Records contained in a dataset
+++

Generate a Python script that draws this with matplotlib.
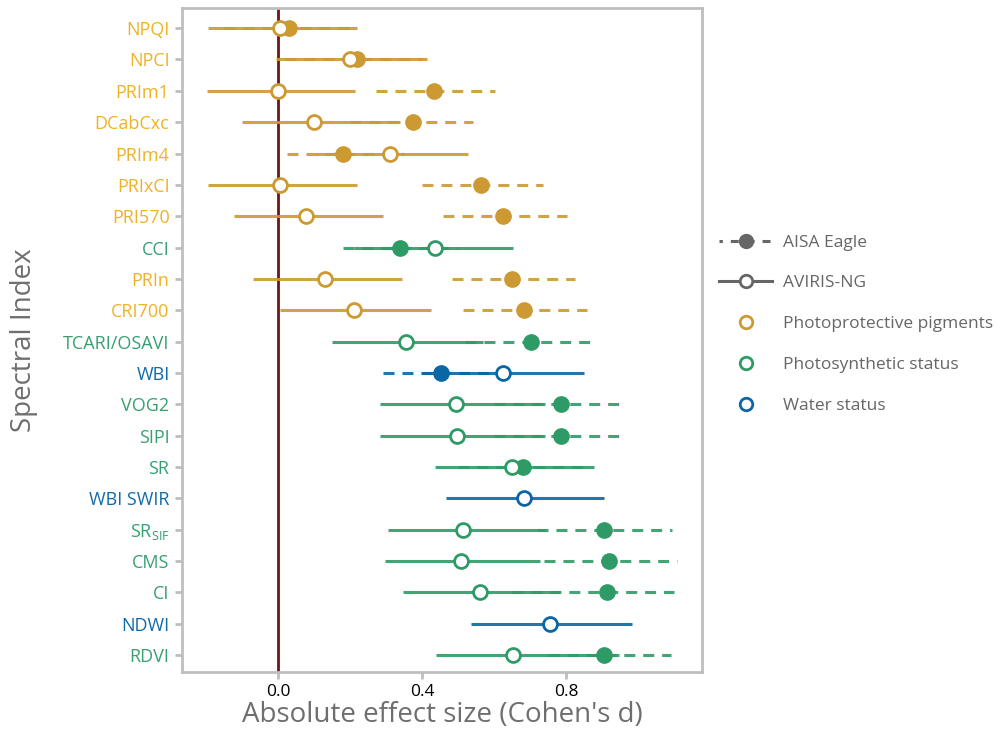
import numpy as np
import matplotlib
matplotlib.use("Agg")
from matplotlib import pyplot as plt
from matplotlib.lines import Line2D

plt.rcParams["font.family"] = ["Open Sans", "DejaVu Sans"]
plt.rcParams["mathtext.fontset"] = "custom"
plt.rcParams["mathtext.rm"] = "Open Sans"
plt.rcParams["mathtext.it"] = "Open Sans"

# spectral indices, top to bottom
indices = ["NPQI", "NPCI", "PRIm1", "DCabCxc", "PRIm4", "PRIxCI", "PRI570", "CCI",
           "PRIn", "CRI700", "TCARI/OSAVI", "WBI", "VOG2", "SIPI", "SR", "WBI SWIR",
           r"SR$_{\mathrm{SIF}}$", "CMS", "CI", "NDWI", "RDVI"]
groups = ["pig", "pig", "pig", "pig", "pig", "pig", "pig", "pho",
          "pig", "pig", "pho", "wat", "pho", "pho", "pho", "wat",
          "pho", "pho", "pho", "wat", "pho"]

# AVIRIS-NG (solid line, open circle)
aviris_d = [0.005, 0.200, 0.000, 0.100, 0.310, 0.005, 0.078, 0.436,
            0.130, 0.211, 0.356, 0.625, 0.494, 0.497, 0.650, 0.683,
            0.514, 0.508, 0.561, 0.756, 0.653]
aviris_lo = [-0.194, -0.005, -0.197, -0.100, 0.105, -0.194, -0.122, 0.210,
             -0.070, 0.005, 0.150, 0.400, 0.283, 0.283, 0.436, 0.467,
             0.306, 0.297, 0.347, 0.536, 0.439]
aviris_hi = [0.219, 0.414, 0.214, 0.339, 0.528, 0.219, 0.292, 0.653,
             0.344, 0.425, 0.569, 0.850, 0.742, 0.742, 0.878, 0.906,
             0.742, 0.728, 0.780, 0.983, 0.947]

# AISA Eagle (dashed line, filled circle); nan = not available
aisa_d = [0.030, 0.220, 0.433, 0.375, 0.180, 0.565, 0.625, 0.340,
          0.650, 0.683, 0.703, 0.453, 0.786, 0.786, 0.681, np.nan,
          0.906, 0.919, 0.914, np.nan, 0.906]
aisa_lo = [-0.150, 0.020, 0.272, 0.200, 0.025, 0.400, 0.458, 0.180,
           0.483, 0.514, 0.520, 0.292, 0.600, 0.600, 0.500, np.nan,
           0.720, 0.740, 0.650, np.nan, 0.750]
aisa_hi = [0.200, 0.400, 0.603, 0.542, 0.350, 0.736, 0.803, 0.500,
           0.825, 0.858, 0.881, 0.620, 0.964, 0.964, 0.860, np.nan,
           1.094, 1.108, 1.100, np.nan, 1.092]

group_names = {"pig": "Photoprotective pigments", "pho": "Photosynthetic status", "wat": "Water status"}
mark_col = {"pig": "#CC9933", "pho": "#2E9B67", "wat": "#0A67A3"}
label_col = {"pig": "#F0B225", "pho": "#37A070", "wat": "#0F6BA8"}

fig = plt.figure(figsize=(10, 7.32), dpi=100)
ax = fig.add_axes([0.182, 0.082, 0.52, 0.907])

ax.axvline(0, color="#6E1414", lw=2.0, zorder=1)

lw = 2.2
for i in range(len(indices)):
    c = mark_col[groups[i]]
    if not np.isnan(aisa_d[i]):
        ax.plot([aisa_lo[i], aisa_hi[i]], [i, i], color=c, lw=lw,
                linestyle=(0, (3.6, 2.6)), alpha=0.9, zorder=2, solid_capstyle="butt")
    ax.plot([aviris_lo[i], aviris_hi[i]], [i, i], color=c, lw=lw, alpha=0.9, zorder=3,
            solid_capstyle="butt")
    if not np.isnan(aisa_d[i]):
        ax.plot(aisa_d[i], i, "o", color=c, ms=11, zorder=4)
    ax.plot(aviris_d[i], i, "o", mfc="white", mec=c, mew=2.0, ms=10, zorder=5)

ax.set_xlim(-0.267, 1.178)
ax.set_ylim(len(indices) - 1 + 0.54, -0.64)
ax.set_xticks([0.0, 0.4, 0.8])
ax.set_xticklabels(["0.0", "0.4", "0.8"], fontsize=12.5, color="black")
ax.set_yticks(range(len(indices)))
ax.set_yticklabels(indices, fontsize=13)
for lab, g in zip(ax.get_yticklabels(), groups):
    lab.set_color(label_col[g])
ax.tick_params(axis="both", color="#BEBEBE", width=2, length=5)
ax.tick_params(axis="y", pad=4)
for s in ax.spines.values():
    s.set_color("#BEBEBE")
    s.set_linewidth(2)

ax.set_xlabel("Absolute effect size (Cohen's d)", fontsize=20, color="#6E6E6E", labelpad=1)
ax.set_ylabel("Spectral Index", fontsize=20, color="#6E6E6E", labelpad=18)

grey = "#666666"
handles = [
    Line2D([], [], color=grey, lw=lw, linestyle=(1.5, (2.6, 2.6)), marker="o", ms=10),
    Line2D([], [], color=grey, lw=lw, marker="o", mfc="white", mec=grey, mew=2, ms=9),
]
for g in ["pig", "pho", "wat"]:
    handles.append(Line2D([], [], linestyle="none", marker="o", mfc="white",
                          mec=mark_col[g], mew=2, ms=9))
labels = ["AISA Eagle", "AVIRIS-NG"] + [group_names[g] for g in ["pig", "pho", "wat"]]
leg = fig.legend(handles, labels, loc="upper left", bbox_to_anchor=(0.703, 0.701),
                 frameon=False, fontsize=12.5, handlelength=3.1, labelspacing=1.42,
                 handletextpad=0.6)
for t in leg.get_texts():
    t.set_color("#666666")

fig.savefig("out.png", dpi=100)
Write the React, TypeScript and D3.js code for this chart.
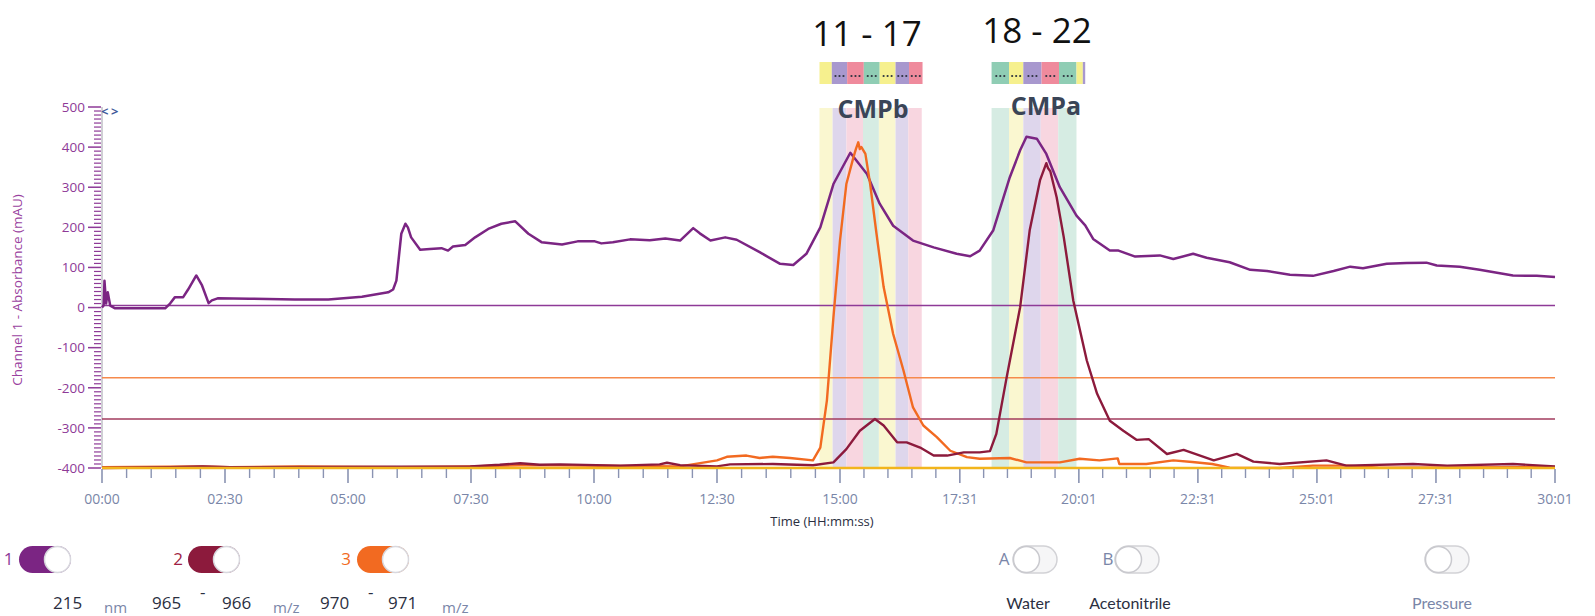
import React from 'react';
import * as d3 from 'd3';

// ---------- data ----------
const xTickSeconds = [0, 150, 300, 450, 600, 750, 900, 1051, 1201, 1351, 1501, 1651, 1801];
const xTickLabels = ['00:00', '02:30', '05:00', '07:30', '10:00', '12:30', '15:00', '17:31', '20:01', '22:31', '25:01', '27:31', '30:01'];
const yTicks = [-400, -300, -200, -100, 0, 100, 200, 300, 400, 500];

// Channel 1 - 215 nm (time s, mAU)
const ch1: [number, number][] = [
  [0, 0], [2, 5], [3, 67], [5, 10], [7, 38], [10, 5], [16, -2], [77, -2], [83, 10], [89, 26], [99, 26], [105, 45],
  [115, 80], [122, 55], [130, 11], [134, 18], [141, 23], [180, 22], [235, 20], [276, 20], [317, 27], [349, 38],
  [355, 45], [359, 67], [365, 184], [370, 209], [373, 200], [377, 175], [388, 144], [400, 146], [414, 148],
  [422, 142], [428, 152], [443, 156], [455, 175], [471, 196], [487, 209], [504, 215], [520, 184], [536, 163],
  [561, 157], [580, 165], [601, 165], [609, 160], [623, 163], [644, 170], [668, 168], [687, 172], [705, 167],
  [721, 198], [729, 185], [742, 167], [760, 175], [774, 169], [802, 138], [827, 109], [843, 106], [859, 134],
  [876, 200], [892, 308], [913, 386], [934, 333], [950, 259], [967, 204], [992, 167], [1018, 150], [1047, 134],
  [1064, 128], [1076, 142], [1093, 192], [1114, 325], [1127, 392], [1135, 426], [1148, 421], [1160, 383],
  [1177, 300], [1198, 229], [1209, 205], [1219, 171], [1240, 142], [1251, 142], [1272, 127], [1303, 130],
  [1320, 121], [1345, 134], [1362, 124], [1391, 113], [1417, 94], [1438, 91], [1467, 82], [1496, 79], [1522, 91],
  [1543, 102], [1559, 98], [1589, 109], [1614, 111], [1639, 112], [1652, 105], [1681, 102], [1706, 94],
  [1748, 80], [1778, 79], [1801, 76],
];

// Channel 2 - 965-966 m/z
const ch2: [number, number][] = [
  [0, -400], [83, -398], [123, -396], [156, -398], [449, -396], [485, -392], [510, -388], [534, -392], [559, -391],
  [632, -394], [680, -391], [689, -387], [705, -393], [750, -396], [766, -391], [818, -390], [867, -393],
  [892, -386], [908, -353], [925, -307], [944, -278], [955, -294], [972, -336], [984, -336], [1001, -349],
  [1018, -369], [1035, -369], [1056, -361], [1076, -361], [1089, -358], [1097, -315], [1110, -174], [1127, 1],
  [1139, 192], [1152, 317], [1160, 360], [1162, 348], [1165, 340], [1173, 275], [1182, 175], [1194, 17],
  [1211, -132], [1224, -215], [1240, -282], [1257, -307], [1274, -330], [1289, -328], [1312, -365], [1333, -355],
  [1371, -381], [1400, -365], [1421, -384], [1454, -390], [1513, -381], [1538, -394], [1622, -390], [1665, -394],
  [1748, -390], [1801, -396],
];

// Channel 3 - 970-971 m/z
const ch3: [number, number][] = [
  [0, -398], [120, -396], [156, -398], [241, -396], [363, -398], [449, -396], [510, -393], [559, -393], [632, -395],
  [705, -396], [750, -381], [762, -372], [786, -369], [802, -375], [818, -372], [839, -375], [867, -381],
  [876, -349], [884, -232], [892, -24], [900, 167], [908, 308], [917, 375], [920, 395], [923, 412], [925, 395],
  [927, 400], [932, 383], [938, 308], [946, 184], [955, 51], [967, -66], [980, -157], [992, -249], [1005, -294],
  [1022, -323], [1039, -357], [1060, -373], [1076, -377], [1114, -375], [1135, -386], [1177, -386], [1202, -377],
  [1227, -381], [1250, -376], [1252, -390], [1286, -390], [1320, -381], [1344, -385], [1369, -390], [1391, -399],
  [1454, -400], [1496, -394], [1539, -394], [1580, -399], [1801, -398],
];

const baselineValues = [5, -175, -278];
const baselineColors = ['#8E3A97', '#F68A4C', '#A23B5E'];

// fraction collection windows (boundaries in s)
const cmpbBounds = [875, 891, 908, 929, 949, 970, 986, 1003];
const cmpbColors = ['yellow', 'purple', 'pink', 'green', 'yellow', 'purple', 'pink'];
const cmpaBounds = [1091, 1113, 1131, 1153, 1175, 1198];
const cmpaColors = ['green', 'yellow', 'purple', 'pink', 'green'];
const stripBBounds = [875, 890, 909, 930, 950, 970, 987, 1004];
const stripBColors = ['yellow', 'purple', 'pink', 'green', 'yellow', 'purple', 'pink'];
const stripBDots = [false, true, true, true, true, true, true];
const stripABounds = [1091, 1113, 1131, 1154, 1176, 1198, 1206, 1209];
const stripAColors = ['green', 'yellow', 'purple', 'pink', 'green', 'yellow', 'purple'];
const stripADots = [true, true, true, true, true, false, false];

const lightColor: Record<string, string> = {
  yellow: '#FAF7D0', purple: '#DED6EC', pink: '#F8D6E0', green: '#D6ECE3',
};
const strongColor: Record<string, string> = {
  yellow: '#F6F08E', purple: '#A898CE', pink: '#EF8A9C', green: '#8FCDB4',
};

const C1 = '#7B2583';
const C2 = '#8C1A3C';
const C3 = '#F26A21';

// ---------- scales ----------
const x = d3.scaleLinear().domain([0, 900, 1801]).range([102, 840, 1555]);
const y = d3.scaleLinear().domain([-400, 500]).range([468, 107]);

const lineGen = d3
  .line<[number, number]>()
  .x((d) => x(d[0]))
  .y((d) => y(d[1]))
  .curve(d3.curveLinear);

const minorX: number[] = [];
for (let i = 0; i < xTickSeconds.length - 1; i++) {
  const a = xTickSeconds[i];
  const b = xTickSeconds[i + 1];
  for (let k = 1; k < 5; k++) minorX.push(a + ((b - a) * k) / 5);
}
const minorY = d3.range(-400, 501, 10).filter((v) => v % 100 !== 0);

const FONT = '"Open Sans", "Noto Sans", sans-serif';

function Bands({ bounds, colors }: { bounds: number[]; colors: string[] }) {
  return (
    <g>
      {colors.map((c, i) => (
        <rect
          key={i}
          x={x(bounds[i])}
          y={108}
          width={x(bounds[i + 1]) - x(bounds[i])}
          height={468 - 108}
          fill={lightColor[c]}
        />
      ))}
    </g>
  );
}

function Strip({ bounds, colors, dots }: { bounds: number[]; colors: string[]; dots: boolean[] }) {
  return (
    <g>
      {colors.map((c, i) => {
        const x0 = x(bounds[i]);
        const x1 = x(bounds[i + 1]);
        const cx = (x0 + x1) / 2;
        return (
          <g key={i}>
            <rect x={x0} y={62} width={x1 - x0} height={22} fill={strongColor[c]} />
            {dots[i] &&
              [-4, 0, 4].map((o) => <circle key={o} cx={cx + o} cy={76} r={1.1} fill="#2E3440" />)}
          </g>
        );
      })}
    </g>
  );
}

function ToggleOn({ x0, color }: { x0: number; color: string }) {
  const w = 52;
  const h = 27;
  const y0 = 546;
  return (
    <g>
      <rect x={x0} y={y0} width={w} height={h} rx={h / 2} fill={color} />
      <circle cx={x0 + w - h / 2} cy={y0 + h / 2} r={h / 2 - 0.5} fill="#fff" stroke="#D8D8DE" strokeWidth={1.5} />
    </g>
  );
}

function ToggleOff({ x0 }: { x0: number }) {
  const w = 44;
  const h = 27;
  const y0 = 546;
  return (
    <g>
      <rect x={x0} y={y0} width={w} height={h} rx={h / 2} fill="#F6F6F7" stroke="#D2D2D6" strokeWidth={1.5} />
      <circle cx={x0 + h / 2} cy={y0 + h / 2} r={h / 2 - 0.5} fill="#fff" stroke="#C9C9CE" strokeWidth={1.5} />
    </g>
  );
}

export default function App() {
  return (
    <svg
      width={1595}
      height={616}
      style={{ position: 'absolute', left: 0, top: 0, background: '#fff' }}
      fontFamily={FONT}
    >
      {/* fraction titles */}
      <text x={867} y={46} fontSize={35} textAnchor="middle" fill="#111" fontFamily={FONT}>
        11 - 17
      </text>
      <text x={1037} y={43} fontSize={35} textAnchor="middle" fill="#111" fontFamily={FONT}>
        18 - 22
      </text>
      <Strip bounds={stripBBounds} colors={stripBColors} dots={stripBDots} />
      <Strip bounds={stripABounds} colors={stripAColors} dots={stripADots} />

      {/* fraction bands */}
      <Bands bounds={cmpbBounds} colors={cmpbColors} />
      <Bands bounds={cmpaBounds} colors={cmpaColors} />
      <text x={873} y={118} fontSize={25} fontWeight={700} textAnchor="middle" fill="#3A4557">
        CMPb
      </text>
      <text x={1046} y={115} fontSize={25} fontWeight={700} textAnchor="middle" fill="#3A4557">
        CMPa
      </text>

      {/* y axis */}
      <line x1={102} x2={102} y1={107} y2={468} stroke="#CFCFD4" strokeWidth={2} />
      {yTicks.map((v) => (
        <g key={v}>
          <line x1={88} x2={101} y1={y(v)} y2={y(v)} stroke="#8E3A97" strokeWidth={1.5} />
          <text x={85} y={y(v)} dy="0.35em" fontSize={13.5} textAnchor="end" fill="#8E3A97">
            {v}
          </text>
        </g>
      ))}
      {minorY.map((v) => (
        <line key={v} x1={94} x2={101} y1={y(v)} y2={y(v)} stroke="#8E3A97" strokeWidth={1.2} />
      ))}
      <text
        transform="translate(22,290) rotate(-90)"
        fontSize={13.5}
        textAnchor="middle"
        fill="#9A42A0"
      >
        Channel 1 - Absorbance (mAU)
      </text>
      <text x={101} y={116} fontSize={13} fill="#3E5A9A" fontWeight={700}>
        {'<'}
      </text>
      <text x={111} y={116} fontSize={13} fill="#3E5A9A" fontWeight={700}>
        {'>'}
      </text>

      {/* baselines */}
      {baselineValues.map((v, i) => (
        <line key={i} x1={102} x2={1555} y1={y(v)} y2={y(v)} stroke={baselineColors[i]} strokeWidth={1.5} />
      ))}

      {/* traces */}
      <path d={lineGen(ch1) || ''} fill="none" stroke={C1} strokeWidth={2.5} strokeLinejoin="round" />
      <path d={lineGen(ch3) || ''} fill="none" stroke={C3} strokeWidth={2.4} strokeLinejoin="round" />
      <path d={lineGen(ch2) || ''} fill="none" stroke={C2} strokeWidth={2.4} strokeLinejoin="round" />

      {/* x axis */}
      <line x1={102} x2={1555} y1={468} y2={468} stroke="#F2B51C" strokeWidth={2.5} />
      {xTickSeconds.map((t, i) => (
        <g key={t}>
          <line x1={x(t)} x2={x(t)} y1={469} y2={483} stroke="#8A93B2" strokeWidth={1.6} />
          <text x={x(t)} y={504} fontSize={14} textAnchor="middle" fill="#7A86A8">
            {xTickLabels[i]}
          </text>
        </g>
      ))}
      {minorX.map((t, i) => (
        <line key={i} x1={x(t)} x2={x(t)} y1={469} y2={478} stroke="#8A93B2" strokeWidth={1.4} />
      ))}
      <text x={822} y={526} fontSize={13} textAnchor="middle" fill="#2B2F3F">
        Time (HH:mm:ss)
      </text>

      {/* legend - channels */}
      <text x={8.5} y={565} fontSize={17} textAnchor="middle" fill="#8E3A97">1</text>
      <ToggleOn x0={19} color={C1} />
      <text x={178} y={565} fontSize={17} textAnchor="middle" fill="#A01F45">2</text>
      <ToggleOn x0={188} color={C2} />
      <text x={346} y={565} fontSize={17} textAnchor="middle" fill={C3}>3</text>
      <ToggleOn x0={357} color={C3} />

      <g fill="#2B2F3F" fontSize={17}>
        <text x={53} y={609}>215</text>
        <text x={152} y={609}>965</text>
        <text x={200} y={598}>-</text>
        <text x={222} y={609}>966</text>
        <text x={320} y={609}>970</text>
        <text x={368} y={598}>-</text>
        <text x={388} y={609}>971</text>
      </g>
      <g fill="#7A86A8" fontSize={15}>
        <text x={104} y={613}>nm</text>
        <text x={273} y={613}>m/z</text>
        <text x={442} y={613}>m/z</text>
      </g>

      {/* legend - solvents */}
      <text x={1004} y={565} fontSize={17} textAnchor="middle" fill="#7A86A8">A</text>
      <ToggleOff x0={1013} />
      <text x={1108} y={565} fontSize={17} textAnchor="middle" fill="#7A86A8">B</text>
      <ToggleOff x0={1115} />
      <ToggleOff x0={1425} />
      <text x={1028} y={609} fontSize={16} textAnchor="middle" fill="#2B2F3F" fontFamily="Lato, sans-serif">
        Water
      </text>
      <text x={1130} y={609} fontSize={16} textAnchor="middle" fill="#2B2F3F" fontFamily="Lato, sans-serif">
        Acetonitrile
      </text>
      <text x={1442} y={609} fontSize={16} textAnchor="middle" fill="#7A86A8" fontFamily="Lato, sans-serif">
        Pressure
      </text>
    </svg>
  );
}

+++

In the data above, tally the lines holding "this" and answer with the figure only.

2